After experiencing mechanical problems and drifting into Iranian waters on Tuesday, the Associated Press reports, two small U.S. Navy boats and their crews were detained and held by Iranian authorities. American officials say Tehran assures them the ten sailors will be returned safely.

According to Pentagon spokesman Peter Cook, Navy commanders lost contact with the two riverine boats—one of which ultimately ran aground, the AP reports—as they moved between Kuwait and Bahrain. The incident took place near Farsi Island, an Iranian island in the Persian Gulf.

“We have been in contact with Iran and have received assurances that the crew and the vessels will be returned promptly,” Cook said.

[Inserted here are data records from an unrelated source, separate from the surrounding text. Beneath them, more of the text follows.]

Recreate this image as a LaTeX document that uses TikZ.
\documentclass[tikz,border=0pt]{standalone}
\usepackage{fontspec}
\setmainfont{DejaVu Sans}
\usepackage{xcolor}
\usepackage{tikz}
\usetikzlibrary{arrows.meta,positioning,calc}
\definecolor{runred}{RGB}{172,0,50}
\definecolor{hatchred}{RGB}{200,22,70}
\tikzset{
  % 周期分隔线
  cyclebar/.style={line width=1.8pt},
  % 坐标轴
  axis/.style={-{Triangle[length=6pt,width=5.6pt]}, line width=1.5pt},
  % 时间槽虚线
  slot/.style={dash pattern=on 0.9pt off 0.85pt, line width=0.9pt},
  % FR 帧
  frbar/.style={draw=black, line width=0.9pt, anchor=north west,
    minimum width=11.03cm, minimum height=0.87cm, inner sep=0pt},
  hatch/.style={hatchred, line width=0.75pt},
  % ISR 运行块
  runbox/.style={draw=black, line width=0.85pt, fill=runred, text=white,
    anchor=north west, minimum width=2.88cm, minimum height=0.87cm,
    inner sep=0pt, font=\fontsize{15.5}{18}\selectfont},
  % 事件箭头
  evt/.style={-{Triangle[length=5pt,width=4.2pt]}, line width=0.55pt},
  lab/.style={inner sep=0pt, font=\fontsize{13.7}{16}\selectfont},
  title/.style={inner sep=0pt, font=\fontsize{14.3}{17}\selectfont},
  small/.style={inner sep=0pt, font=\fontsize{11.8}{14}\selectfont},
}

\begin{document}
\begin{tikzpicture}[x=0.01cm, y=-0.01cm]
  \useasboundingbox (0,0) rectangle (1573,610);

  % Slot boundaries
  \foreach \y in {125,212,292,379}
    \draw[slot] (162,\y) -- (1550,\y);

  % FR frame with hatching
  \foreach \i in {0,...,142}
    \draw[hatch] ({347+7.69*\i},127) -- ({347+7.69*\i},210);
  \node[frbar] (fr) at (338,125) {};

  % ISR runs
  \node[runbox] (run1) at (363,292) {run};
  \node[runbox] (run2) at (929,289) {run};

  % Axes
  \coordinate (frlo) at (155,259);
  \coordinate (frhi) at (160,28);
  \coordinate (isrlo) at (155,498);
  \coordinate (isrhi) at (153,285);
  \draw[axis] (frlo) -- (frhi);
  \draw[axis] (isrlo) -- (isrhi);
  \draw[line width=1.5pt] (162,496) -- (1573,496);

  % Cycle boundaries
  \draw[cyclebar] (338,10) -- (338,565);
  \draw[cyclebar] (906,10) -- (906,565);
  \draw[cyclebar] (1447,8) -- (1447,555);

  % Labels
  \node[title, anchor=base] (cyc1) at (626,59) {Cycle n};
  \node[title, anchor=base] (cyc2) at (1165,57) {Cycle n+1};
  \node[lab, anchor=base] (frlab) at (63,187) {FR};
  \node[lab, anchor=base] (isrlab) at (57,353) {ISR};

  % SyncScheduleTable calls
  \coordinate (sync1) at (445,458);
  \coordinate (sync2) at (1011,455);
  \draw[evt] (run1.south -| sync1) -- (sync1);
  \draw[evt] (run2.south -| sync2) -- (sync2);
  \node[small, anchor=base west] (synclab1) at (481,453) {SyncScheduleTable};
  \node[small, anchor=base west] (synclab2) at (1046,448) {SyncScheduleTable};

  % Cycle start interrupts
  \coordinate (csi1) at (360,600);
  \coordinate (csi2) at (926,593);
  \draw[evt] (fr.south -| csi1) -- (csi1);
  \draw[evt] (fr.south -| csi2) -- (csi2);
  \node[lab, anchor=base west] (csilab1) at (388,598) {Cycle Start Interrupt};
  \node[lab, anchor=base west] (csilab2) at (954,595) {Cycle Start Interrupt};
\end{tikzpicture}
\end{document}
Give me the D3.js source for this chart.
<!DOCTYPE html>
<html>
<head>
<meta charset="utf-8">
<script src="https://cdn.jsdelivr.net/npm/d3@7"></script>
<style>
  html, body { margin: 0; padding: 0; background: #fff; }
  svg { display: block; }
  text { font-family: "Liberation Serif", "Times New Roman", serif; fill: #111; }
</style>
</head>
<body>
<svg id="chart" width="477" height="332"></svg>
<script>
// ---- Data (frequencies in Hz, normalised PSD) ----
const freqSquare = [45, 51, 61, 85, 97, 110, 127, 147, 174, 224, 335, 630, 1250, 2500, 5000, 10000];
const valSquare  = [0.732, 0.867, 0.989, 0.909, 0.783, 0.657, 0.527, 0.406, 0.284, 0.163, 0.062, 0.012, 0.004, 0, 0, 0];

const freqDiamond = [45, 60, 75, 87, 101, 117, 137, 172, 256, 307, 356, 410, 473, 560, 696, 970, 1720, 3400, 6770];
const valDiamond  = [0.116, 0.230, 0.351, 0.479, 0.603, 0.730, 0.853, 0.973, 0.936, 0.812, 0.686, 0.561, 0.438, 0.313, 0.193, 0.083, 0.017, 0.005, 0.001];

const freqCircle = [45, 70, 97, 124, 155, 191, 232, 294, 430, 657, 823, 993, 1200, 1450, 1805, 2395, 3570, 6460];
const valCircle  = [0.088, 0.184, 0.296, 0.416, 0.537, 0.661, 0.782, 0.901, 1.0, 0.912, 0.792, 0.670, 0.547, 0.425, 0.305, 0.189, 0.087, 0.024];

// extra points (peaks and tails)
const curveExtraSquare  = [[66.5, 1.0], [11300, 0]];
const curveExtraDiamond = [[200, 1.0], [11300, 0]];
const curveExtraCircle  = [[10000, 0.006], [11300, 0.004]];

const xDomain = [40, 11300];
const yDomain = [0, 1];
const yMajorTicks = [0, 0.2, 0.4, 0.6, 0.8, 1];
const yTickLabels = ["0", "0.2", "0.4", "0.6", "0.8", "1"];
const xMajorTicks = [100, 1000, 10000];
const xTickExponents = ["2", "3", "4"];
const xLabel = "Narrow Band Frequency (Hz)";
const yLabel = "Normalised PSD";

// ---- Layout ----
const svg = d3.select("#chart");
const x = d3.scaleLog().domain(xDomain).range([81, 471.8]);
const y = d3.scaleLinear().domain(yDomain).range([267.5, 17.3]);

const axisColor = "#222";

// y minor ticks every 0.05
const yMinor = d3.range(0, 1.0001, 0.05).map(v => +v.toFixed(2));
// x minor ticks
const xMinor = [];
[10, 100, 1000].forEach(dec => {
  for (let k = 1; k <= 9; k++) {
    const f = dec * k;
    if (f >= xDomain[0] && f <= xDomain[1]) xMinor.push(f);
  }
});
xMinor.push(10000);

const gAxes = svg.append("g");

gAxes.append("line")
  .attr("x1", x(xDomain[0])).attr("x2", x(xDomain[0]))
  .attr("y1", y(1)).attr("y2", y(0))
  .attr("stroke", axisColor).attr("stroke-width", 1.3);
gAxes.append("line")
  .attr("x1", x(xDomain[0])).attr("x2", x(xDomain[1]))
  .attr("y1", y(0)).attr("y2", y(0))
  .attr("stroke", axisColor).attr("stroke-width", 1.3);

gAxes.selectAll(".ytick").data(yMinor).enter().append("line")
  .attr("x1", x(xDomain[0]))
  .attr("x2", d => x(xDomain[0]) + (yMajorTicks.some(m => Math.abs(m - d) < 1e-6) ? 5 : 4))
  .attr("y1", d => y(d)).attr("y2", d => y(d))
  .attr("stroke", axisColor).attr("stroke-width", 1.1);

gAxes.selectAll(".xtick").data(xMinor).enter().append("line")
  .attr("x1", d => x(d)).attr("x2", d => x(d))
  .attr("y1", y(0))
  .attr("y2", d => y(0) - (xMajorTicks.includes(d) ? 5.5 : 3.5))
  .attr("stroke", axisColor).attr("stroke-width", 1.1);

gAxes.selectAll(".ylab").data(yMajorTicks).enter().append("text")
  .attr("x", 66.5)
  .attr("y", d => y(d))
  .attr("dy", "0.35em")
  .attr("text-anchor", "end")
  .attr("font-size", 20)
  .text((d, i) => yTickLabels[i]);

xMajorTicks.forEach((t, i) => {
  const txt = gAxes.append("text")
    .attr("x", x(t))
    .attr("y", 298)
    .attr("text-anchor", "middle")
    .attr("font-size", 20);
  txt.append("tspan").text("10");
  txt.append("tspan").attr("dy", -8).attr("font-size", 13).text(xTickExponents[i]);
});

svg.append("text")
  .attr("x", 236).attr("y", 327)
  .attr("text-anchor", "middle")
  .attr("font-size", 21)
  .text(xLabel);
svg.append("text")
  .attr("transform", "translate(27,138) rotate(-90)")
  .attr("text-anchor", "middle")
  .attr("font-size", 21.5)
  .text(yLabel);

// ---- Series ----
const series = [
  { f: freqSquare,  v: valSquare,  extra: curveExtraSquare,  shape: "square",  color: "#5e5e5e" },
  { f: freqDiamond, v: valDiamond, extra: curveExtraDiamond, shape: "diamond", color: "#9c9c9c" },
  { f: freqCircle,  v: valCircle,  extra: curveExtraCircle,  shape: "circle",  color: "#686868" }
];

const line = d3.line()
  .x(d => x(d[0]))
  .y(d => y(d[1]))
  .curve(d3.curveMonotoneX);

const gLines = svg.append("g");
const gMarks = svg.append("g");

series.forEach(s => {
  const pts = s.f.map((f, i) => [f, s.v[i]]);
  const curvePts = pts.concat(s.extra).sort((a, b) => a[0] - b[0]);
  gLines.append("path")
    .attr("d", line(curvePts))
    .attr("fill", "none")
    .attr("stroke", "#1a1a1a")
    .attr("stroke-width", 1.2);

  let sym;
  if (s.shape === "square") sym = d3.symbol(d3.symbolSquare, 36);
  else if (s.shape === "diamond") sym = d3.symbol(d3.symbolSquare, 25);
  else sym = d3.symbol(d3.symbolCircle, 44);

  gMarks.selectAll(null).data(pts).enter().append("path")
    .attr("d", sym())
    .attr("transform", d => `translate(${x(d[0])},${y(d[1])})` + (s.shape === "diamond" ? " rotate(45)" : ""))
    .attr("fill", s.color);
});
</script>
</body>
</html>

One Navy official in Washington told the New York Times that the two boats had failed to arrive at a scheduled rendezvous with another ship to refuel. How contact was lost in the first place remains unclear.

From the Times:

The semifofficial Fars news agency in Iran said that the boats had illegally traveled more than a mile into Iranian territorial waters near Farsi Island, in the Persian Gulf. It said that forces of the Islamic Revolutionary Guards Navy had confiscated GPS equipment, which would “prove that the American ships where ‘snooping’ around in Iranian waters.”

Tabnak, a semiofficial Iranian website, said that 10 American service members had been arrested, but that Iran had assured the United States they would be released immediately.

Late last month, Iran, which is due to fulfill the terms of the arms deal it agreed to last summer in just a few days, initiated a rocket test near U.S. warships in the Strait of Hormuz.